Bu ve benzeri hadislerden de anlaşıldığı üzere zekât, ayet-i kerimede bildirilen sekiz sınıfın, bahusus fakirin hakkıdır. Başta sahabe-i kiram olmak üzere bütün müctehidin-i izam ve bütün ümmet, asr-ı saadetten bugüne kadar zekâtın bu sekiz sınıfın hakkı olduğu hususunda icma ve ittifak etmişler ve zekâtlarını bu sınıflara vermişlerdir. Fakat o gizli zındıka komitesinin emri altında çalışan “UNESCO” gibi bazı yardım kuruluşları, âlem-i insaniyet ve İslamiyet’in hususan Türkiye’nin içindeki bazı örgütleri elde edip bütün vakıfları kendilerine bağlayarak, toplanan yardımların kendilerine ulaşmasını temin ettiler.
Mü’minlerden toplanan zekât, sadaka, teberruat, nezir ve kurbanları kendi arzu ve emellerine göre kullanarak, bütün petrollerimize el koydukları gibi bunlara da el koymaktadırlar. Alem-i İslam’da bir kısım ulema-i su’ dahi bu gizli örgütün ve bu gizli örgütün teşkil ettirdiği “UNESCO”nun te’siri altında kalarak zekâtın masrafıyla alakalı ayeti, gayr-ı meşru bir şekilde fasid te’villerle te’vil ederek, zekâtı başka bir mecraya sevk etmek istiyorlar. Hâlbuki zekât, Kur’an-ı Kerim’in tespit ettiği sekiz sınıfın hakkıdır. Ayetin te’vili gayr-ı kabildir. Müfessirin-i izam ve mezhep imamları ayet-i kerimeyi nasıl tefsir etmiş ise, hak odur.
O gizli örgütün tesiri altında kalan ulema-i su’ ise, başta kitab ve sünnete ve bunları izah eden icma ve kıyas-ı fukahaya muhalefet edip te’vilat-ı faside ile müstahak olmayan yerlere zekâtın verileceğini dava ediyorlar. Mesela; vakıflara, derneklere, örgütlere, cemiyetlere, cemaatlere, basın-yayın organlarına, camilere, medreselere, tekye ve dergâhlara, okullara, Kur’an, tefsir, hadis, fıkıh, akaid gib şer’i ilimlerle meşgul olmayıp fen, felsefe ve san’atla meşgul olanlara zekât verileceğini iddia ediyorlar.

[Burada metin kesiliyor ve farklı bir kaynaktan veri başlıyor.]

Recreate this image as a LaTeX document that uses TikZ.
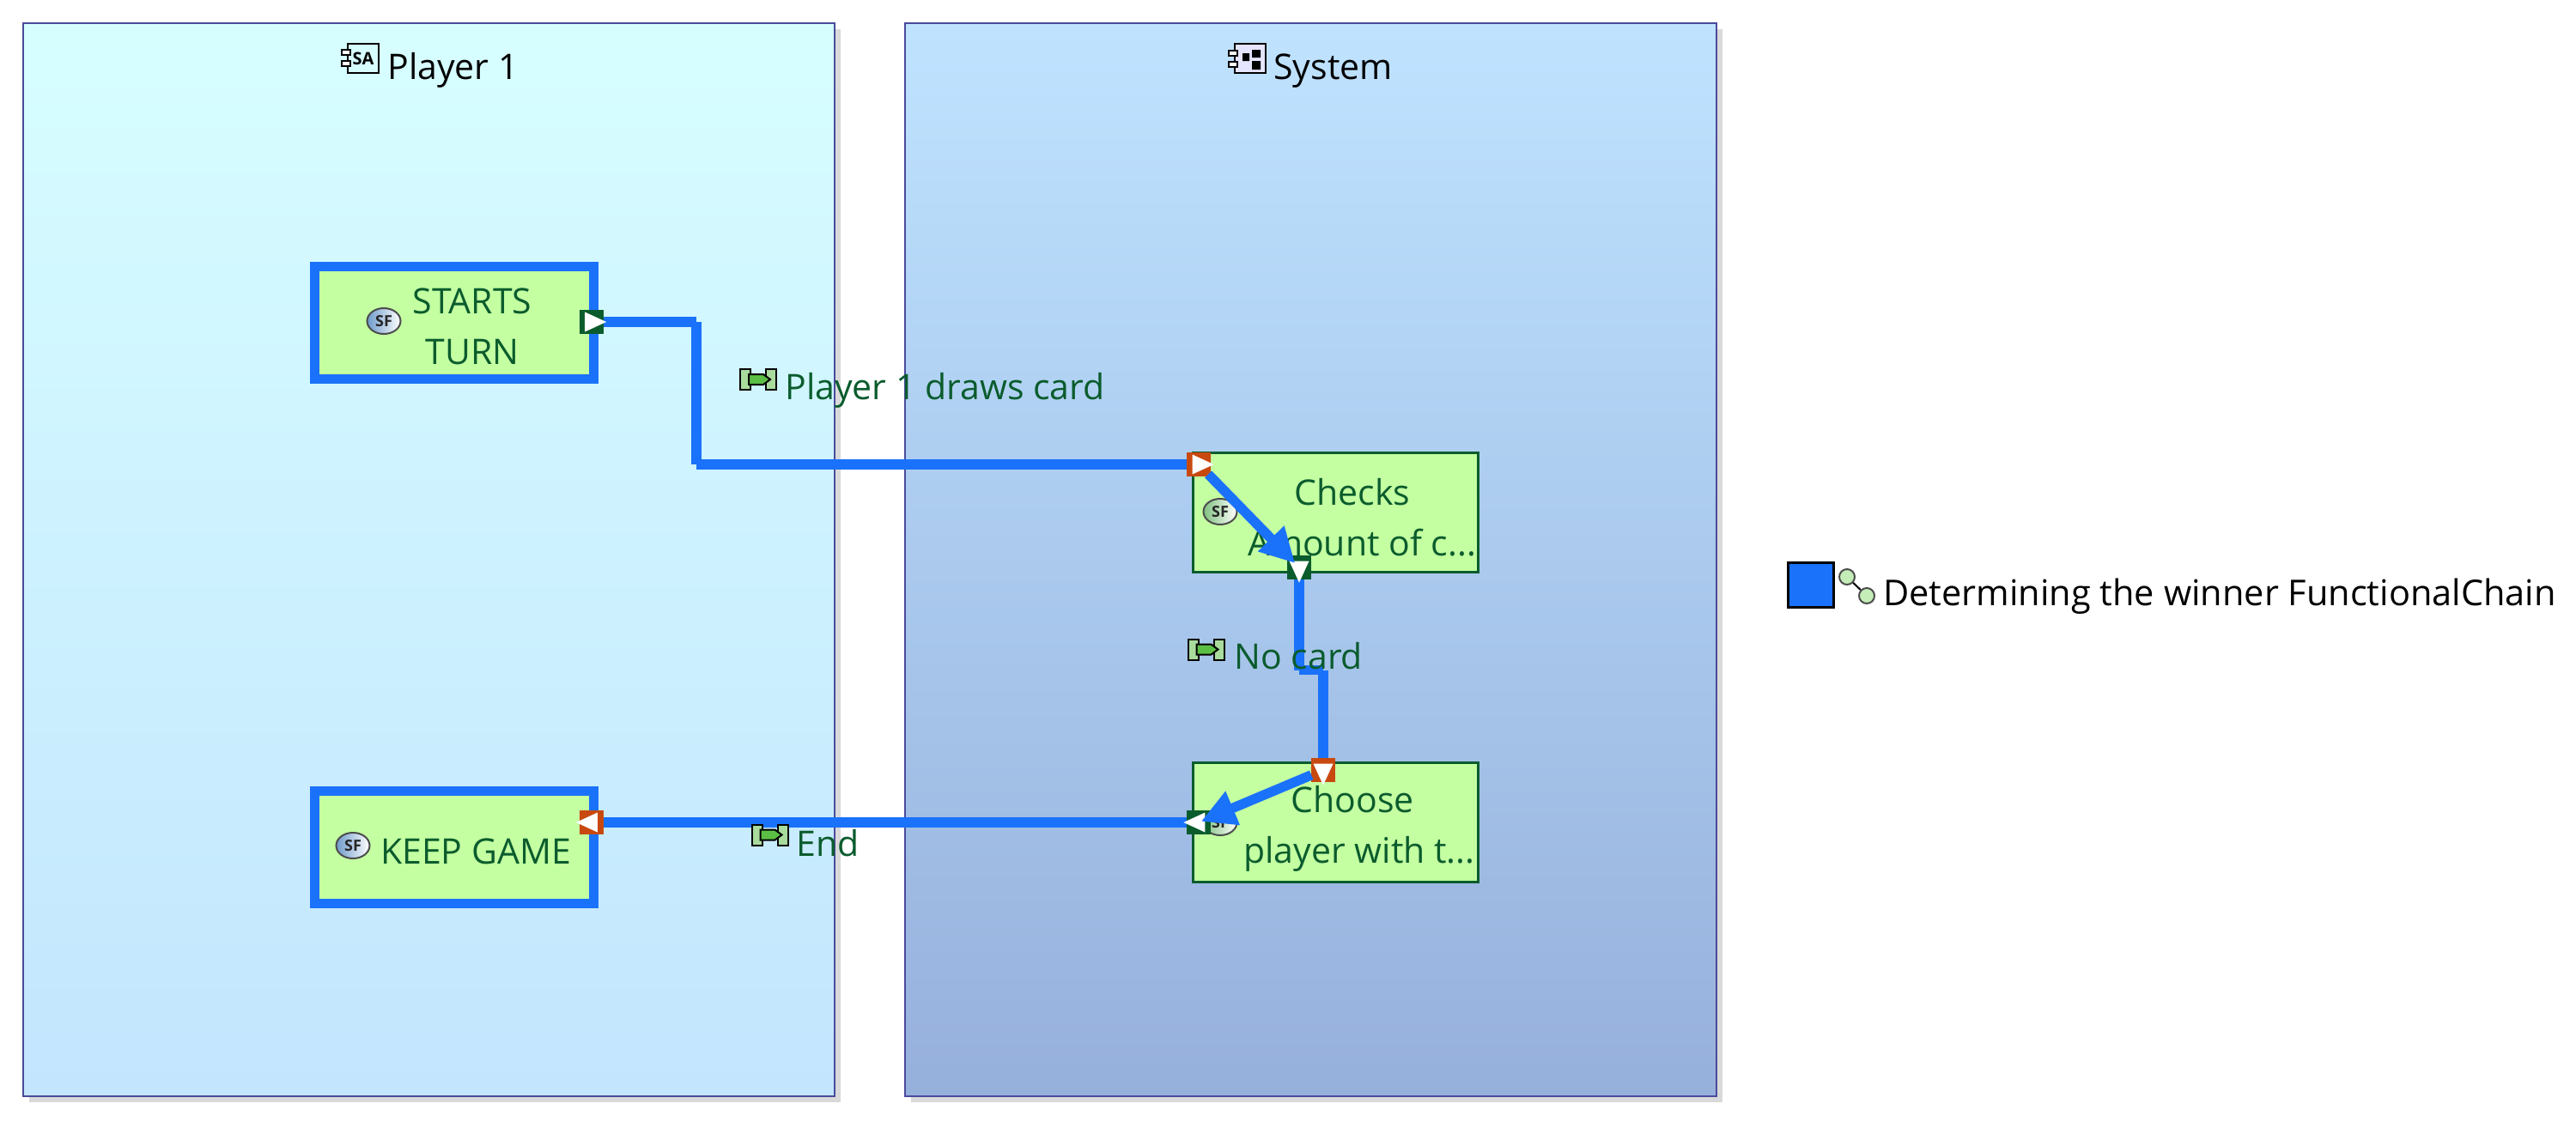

Hâlbuki zekâtın bu gibi yerlere verileceğini dava etmek, elbette büyük bir yanlıştır, vebal-i azimdir. Böyle bir yanlışı kabul etmek, şer’an mümkün olmadığı gibi; bu yanlışı içimize sokanın da o gizli zındıka komitesi olduğunu da bilmemiz gerekir. Hatta bugün Müslümanların zekât, sadaka, teberruat, nezir ve kurban gibi mali yardımlarının bir çoğu, hem İslam âleminde, hem de dış ülkelerde bulunan gayr-ı Müslimlerin çocuklarını okutmak ve yeni hürriyetine kavuşan ülkelerde demokrasinin yerleştirilmesi gibi meşru olmayan pek çok yerlere sarf edilmektedir. Alem-i İslam’da bu faaliyeti gösteren pek çok taife mevcuttur. Bu ise, âlem-i insaniyet ve İslamiyet’i titretecek bir hadisedir.

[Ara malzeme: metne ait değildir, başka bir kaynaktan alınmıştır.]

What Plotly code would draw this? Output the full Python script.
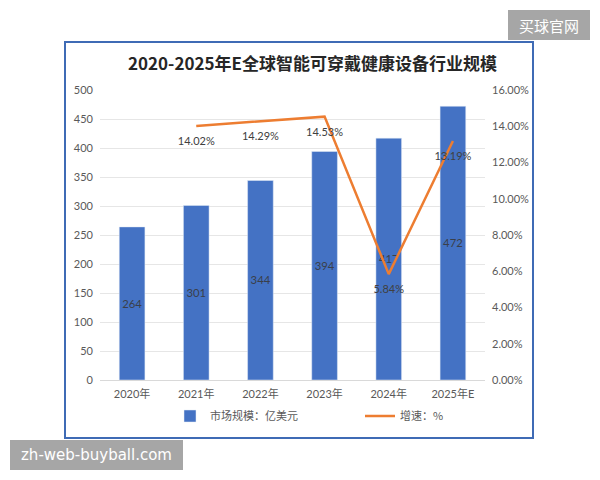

Kur’an-ı Kerim, ehl-i imanın servetini, bahusus zekâtlarını batıl yolla gayrimeşru bir surette toplayan ve bununla iman ve Kur’an nurunu söndürmeye çalışan, insanları Ellah’ın yolu olan Hak Din İslamiyet’ten alıkoyan Yahudi ve Hıristiyanların ahbar ve ruhbanları, bahusus o zındıka komitesi ve bu komitenin tesiri altında kalan ulema-i su hakkında şöyle bir tehdidat-ı azimede bulunuyor: “O gün, o ahbar ve ruhbanın (Kur’an’dan evvel hakiki Tevrat ve İncil’i tahrif etmek için ve Kur’an geldikten sonra da Kur’an’ın nurunu söndürmek için iddihar ettikleri) servetlerinin üzerine Cehennem’in ateşi vaz’ edilerek bir ateş parçası haline getirilir. Onunla yüzleri, yanları ve sırtları dağlanır ve onlara ‘Bu, nefisleriniz için iddihar ettiğiniz servetinizdir. Onların azabını tadın’ denir.”